The EU Member States have until October 2024 to transpose the European NIS2 Directive into national law. A look at the consecration of risk management.

NIS2 : New rules needed

Following on from the 2016 EU NIS Directive, the purpose of NIS 2 is to achieve greater cyber resilience at European level. If sectors such as banking, insurance, energy, health or transport were already concerned by this directive, waste and wastewater management, food, internet service providers and datacenters, space, public administration and postal services are now also targeted.

This is an important and necessary regulatory step, given the particularly heterogeneous level of protection and maturity in terms of cybersecurity of European entities. If at the French level, the number of entities targeted by NIS2 should approach 15,000, it is estimated that between 120,000 and 150,000 European entities should fall within the scope of this directive. In France, the enlargement of the sectors is creating a new disparity in the awareness of company management of the fundamental nature of cybersecurity and the protection of sensitive data. And the nomenclature is changing. Henceforth, entities are essential or important according to precise criteria, namely, the number of employees, turnover and sector of activity. While the obligations are the same for both categories, the application of the directive will be stricter for entities considered essential.
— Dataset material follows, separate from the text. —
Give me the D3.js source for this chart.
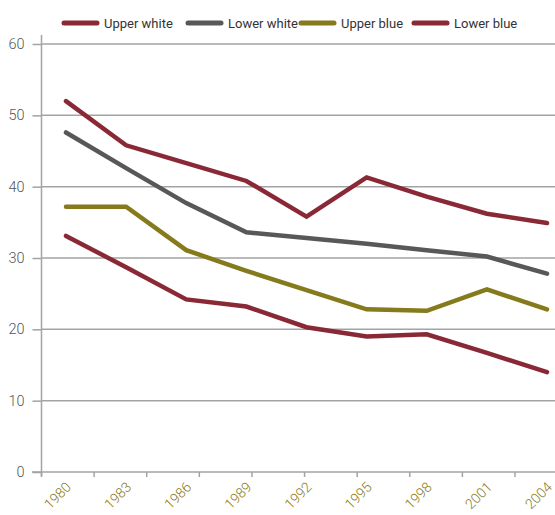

The importance of Risk Management

Article 21 requires “appropriate and proportionate technical, operational and organisational measures to manage the risks to the security of networks and information systems used by [critical and important] entities in the course of their business or in the provision of their services, and to eliminate or reduce the impact of incidents on the recipients of their services and on other services”. This can only be done through agile and effective risk management.

There are technological solutions that offer a platform based on two approaches depending on the level of maturity of the essential and important entities of European states. For those with an established cyber strategy, the need will be concentrated on the new entities concerned by NIS2. For the second, it is a more global approach capable of accompanying States whose need for compliance with NIS2 would be more important.

For the latter, it is possible to use this type of platform to regulate their market. Then, the State in question could make this platform available to all its entities, both essential and important, in a mutualised manner. In this way, compliance monitoring of the entities concerned will be facilitated by a uniform risk-based approach.

Beyond the importance of risk management for essential or important entities, companies are indeed obliged to comply with the Directive or face much higher penalties than those provided for in the NIS 1 Directive. As a reminder, in case of non-compliance, critical entities are subject to a fine of €10 million, or 2% of total worldwide turnover, and significant entities to a fine of €7 million, or 1.4% of total worldwide turnover, whichever is higher. The national competent authorities, ANSSI in France, are responsible for compliance and have the associated enforcement powers.

The supply chain affected by a knock-on effect

NIS 2 integrates the entire value chain of the sectors concerned. Thus, all suppliers and companies working with a company covered by this directive must also comply with the new regulation.

The supply chain, long referred to by professionals as one of the “weak links”, is now in the front line. The number of entities concerned has increased tenfold. Among them are now many SMEs and SMIs that have not necessarily made cyber risk a priority until now. They will have to change and invest in risk analysis to remain compliant.

Turning constraint into opportunity

Risk management can truly become a decision-making tool that adds unprecedented value to executive committees. Risk management and analysis solutions can engage management by transforming a cyber risk into a quantified financial risk. Cyber risk then becomes an asset for the company with a risk posture that can be reduced through a detailed action plan. Quantifying the risk engages the company’s management and involves all stakeholders: its shareholders, but also the European regulator, partners and insurers. In this way, the company proves to them that it is in control of its risk. However, there is no need to wait for the transposition of NIS2, the platforms and solutions already exist and their financial added value is a major asset. Knowing its cyber risk and implementing the resulting measures will enable a company to save 300% of the costs incurred, according to a study by IBM and the Ponemon Institute in 2022. While COMEXs may be reluctant to measure the return on investment of implementing operational measures to reduce cyber risk, this percentage should make them aware of the savings that can be achieved through these measures.

So why wait for a transposition into national law when the benefits of the risk could be visible within a few months?